◆ **REQUEST**: Pull out every line from the listing that has the word "script".

(begin)

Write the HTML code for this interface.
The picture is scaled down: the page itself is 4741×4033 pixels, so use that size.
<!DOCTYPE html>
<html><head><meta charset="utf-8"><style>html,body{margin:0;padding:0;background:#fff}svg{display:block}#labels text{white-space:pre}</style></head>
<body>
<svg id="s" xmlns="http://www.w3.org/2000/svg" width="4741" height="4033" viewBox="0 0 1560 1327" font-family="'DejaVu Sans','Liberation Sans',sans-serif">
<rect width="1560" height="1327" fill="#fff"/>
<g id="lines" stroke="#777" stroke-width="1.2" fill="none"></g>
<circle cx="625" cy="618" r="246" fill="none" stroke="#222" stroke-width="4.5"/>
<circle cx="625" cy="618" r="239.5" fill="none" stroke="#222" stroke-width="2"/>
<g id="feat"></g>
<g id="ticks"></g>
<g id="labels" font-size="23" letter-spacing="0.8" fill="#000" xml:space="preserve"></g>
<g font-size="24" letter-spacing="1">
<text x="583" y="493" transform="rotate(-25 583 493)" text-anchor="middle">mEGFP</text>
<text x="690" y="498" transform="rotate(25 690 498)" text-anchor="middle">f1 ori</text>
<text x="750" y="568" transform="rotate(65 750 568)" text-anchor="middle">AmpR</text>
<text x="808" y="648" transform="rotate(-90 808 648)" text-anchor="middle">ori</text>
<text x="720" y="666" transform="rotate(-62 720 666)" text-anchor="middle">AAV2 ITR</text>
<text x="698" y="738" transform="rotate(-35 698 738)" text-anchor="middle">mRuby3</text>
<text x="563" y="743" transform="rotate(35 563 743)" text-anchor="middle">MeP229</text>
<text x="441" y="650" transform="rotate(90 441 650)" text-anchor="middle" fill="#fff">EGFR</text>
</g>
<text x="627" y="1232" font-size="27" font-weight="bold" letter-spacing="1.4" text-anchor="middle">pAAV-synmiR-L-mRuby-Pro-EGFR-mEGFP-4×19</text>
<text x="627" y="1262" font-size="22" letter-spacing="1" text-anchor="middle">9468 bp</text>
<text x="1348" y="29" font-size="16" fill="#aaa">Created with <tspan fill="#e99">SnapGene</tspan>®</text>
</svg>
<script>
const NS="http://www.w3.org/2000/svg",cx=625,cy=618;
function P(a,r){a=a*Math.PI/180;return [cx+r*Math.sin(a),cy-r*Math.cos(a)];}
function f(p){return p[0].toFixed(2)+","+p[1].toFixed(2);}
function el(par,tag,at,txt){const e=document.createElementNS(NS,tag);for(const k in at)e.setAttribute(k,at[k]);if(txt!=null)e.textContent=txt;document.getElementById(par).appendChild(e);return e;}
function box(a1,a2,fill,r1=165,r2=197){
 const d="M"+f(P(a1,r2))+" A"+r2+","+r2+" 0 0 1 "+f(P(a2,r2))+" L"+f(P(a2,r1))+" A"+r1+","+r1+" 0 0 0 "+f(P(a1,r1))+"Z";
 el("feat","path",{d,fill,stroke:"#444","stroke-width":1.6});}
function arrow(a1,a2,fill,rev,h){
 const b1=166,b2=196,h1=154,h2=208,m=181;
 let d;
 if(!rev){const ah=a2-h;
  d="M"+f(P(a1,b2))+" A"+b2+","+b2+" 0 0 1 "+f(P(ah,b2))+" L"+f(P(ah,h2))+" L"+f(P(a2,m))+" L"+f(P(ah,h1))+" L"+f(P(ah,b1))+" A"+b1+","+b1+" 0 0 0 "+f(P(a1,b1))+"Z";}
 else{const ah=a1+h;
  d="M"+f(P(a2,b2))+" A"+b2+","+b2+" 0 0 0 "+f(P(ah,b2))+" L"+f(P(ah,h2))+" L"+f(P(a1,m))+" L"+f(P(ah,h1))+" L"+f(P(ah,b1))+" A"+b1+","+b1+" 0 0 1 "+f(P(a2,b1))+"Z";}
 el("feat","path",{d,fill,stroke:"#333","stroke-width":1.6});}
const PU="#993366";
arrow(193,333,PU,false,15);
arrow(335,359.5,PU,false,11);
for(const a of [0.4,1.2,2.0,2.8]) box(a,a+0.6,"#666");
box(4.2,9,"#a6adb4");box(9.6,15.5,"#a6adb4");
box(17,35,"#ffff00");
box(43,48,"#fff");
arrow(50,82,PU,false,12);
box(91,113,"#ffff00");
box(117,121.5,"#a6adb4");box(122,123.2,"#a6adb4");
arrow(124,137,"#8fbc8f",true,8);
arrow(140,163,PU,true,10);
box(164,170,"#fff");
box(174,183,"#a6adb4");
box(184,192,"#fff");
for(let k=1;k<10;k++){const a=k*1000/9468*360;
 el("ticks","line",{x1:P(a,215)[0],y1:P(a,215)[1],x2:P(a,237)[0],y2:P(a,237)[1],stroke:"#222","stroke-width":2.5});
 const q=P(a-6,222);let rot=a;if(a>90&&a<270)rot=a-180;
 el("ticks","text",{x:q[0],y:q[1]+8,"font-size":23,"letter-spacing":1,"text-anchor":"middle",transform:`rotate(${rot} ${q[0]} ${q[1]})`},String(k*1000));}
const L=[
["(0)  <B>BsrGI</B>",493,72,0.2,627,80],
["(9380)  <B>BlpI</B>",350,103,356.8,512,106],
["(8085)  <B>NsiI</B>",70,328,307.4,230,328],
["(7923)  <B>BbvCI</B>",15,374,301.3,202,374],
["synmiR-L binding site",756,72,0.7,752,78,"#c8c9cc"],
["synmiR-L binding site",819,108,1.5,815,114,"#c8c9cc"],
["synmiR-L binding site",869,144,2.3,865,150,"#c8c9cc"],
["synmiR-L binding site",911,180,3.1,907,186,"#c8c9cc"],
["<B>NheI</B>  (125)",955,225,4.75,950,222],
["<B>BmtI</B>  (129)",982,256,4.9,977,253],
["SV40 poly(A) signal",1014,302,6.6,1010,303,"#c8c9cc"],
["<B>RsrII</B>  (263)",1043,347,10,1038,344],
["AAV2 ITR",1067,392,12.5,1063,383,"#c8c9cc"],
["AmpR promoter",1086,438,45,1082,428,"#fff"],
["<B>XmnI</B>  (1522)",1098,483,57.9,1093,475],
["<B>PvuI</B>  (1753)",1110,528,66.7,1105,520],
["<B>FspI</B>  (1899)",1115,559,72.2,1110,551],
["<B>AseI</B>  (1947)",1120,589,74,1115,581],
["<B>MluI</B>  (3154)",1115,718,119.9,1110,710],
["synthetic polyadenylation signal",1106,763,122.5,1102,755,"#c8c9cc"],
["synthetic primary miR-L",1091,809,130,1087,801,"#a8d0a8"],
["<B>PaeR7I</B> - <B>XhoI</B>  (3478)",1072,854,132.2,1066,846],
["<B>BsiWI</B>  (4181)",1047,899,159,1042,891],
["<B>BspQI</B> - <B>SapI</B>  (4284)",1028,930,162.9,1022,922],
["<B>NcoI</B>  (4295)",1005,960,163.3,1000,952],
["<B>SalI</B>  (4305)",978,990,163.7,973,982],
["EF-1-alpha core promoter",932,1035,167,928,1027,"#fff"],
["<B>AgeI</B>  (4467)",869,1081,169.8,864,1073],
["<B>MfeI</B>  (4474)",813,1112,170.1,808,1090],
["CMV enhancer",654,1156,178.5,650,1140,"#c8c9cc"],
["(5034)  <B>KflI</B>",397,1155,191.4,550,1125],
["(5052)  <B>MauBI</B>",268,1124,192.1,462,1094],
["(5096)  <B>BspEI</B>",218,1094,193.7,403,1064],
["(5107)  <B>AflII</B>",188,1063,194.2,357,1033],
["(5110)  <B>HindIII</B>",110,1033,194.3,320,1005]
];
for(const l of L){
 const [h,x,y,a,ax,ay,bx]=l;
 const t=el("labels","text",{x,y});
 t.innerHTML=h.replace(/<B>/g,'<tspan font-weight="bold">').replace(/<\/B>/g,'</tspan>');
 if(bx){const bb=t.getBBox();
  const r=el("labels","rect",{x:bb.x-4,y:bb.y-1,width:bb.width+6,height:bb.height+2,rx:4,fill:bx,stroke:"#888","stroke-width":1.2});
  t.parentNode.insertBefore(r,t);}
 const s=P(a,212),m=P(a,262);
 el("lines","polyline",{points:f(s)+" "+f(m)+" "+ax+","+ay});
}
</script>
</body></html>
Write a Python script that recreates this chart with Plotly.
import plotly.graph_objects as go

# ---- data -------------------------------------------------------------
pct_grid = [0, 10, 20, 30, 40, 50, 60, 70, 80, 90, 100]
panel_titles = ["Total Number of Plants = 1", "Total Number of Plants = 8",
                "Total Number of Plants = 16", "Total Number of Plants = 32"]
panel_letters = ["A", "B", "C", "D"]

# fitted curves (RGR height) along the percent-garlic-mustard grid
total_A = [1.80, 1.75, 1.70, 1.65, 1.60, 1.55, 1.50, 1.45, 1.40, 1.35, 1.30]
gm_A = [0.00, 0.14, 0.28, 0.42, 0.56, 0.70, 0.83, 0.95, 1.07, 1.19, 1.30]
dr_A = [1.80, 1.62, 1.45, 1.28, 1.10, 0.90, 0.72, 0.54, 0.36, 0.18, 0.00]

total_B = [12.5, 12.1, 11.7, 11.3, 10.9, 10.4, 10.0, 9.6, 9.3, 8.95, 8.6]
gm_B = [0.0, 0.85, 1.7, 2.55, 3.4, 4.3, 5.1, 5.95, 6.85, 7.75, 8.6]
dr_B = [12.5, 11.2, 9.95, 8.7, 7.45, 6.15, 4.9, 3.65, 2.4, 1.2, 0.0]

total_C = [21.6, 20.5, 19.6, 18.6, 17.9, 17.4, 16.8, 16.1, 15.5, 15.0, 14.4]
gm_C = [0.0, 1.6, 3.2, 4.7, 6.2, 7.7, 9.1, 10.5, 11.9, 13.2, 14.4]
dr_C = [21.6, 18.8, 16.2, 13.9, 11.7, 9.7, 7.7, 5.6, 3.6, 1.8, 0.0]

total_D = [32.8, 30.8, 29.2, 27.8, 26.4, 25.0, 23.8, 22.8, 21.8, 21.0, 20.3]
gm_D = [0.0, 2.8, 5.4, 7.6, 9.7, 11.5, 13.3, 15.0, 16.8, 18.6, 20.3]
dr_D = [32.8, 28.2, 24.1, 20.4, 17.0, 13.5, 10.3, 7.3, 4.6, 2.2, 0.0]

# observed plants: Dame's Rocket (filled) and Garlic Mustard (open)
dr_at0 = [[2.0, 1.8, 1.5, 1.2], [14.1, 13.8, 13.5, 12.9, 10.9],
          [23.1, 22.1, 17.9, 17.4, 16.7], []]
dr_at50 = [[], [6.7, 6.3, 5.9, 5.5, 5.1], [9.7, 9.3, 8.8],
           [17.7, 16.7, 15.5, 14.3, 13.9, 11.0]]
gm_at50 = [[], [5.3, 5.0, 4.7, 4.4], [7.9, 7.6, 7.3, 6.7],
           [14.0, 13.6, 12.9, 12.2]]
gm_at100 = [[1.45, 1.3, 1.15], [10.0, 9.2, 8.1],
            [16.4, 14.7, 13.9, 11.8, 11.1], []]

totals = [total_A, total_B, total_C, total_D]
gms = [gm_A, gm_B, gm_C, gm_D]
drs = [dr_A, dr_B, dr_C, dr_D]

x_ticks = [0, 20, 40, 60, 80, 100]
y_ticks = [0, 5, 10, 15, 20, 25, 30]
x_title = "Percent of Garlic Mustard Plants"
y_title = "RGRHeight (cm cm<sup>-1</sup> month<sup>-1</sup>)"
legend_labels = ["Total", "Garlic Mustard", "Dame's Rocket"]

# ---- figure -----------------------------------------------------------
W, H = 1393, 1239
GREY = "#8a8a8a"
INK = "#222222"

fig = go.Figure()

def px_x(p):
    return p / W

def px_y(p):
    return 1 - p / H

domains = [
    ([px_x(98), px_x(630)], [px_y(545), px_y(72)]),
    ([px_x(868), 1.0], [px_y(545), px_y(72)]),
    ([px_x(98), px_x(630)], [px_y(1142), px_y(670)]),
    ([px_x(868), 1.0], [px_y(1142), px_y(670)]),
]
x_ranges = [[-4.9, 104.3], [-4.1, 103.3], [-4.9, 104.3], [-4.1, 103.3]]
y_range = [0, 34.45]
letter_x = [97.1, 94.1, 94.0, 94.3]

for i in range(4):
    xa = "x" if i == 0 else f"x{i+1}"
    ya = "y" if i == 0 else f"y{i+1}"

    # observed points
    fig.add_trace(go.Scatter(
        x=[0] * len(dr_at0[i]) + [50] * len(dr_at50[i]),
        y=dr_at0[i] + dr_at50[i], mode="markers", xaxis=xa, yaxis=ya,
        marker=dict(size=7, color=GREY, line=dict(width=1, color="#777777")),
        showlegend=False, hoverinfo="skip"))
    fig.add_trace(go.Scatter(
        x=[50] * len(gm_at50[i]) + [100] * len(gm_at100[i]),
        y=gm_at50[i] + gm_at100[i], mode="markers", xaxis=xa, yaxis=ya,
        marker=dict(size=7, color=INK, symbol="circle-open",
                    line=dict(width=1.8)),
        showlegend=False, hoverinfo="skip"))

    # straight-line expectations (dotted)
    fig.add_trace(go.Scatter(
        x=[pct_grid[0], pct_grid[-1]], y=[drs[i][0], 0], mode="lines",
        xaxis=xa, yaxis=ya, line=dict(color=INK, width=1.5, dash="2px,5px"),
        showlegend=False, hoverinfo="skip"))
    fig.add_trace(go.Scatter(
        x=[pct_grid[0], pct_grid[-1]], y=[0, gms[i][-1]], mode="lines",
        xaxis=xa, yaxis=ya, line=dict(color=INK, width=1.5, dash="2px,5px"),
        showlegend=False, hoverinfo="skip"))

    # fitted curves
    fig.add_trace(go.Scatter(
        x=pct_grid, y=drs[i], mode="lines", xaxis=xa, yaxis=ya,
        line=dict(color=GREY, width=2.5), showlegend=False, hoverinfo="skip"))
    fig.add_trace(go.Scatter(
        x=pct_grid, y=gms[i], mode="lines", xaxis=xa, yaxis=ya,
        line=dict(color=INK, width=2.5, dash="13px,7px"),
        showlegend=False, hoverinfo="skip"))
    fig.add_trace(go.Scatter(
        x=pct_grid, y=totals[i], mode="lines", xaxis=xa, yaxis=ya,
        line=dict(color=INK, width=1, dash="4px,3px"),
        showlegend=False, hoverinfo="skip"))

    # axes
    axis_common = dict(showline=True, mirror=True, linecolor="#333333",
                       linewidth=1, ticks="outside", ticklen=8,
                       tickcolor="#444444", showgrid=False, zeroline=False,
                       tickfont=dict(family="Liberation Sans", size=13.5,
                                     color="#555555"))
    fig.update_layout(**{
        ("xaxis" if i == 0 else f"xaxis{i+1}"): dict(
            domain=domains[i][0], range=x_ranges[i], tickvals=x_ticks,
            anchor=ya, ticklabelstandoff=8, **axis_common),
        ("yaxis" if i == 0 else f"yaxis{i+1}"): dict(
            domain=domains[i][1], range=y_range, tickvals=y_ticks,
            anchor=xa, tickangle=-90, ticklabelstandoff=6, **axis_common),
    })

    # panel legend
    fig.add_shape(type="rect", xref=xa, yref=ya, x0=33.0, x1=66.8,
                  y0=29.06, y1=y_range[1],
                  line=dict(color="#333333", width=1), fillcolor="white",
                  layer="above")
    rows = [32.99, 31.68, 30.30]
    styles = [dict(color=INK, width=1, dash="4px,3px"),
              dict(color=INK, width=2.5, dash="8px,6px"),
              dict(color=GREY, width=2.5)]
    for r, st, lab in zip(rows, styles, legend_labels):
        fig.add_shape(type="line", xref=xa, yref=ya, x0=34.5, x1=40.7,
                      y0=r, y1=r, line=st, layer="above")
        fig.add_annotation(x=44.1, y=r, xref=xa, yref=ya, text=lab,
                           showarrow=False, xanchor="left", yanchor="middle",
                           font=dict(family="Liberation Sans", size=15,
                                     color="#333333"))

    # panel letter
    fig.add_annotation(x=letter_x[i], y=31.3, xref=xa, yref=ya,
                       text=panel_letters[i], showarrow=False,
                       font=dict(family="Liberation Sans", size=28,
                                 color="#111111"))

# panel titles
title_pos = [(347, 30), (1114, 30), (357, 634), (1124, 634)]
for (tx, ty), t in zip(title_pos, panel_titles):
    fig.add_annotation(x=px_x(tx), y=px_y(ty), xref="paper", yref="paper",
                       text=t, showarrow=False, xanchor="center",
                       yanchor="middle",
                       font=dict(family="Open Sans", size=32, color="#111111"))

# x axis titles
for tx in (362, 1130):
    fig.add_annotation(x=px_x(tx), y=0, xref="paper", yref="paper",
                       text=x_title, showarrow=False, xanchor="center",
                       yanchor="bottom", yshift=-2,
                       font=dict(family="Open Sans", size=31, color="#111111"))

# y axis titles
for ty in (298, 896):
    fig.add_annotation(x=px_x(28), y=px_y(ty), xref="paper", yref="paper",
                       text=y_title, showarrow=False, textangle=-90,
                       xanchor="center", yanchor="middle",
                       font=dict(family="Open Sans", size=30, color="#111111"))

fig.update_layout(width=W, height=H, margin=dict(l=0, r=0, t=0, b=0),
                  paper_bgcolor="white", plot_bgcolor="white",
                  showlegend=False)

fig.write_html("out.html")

(end)

◆ **FINISHED TASK**:
<script>
</script>
Write a Python script that recreates this chart with Plotly.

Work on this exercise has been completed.